A will is a document that many people intend to draw up, but often they procrastinate for a variety of reasons. They might feel that they have designated enough beneficiaries in their accounts. They might also figure that their assets are going to naturally fall into the right hands after they pass away, and that drawing out an actual will may be redundant. Then off course, there is the matter that drawing up a will is an admittance of mortality, but just because a will has been prepared doesn’t mean it necessarily will be executed any time soon. It merely recognizes that anything can happen, and although a person’s last day may seem far off accidents and unexpected disease can happen leaving little time for planning. It is better to make plans early when you are able to be an active participant. Here are some reasons why it is important to have a will.
Set Up Desired Guardianships
One of the biggest reasons to have a will actually has very little to do with assets and money. It’s about making sure that the loved ones you are caring for will continue to be cared for by the right people in the event of your death. Most notably this would be your minor children, but may also include disabled adult children or elderly family members. If there is no will, the courts may look solely at “next of kin” designations to serve as guardians, which may of may not be the best people for the job. Setting up guardians ahead of time also gives you a chance to talk to those selected about how they should approach their new role in your loved one’s life.
Fill in Gaps for Property Assignment and Avoid Probate
When you really take the time to think about what you own, your assets may carry more value than you think. In some cases something that is just an object to you may hold strong sentimental value to certain family members, and when your relatives are put in a position to guess what you might want it can lead to unnecessary friction and even a lengthy and expensive probate process.

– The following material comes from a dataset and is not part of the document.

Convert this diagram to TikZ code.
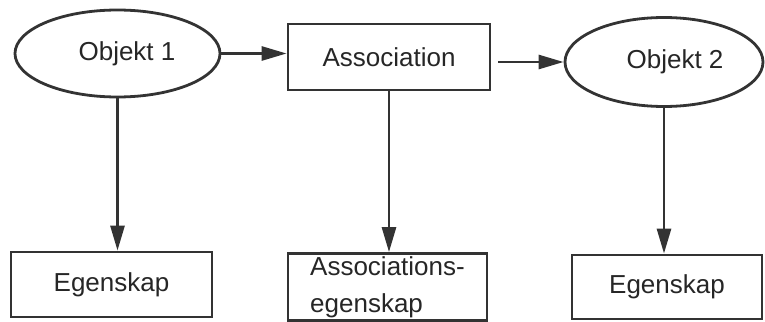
\documentclass[tikz,border=0pt]{standalone}
\usepackage{fontspec}
\setmainfont{Liberation Sans}
\usetikzlibrary{shapes.geometric,arrows.meta}

\begin{document}
\begin{tikzpicture}[x=0.5pt,y=-0.5pt,
    every node/.style={font=\fontsize{13pt}{18.5pt}\selectfont, text=black!85},
    obj/.style={draw=black!80, ellipse, line width=1.4pt, inner sep=0pt},
    box/.style={draw=black!80, rectangle, line width=1.4pt, inner sep=0pt},
    link/.style={draw=black!80, line width=1.4pt, -{Triangle[length=12.5pt,width=7pt]}}]
    \useasboundingbox (0,0) rectangle (765,321);
    % top row
    \node[obj, minimum width=102.5pt, minimum height=43.5pt] (obj1) at (117.5,53.5) {\hspace*{9.5pt}Objekt 1};
    \node[box, minimum width=101pt, minimum height=33pt] (assoc) at (389,57) {Association};
    \node[obj, minimum width=99pt, minimum height=44.5pt] (obj2) at (664,62) {\hspace*{11pt}Objekt 2};
    % bottom row
    \node[box, minimum width=100.5pt, minimum height=32.5pt] (prop1) at (111.5,284.5) {Egenskap};
    \node[box, minimum width=99.5pt, minimum height=33.5pt, align=left] (assocprop) at (387.5,287)
        {Associations-\\egenskap};
    \node[box, minimum width=95pt, minimum height=32pt] (prop2) at (667,287) {Egenskap};
    % connectors
    \draw[link] (obj1.east) -- (obj1.east -| assoc.west);
    \draw[link, shorten <=3.5pt] (obj2.west -| assoc.east) -- (obj2.west);
    \draw[link] (obj1.south) -- (obj1.south |- prop1.north);
    \draw[link] (assoc.south) -- (assoc.south |- assocprop.north);
    \draw[link] (obj2.south) -- (obj2.south |- prop2.north);
\end{tikzpicture}
\end{document}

Define Heirs and Benefactors
The “default” for inheritance is not always what you would prefer. Sometimes it even means that people you don’t want to get anything will wind up with a large chunk that you don’t want them to, such as ex-spouses. Writing out a will also gives you an opportunity to designate charitable contributions to organizations that are important to you.
Minimizing Tax Obligations
How you divide up you estate can have an impact on the amount of taxes you pay on your estate, and the amount of inheritance that actually goes to your loved ones and favorite charities. By working with an experienced attorney on your will planning and preparation you can assure that your affairs are organized the best way possible so that you can live out your remaining days with the peace of mind that your loved ones will have what you want to leave them – regardless of how many days you have.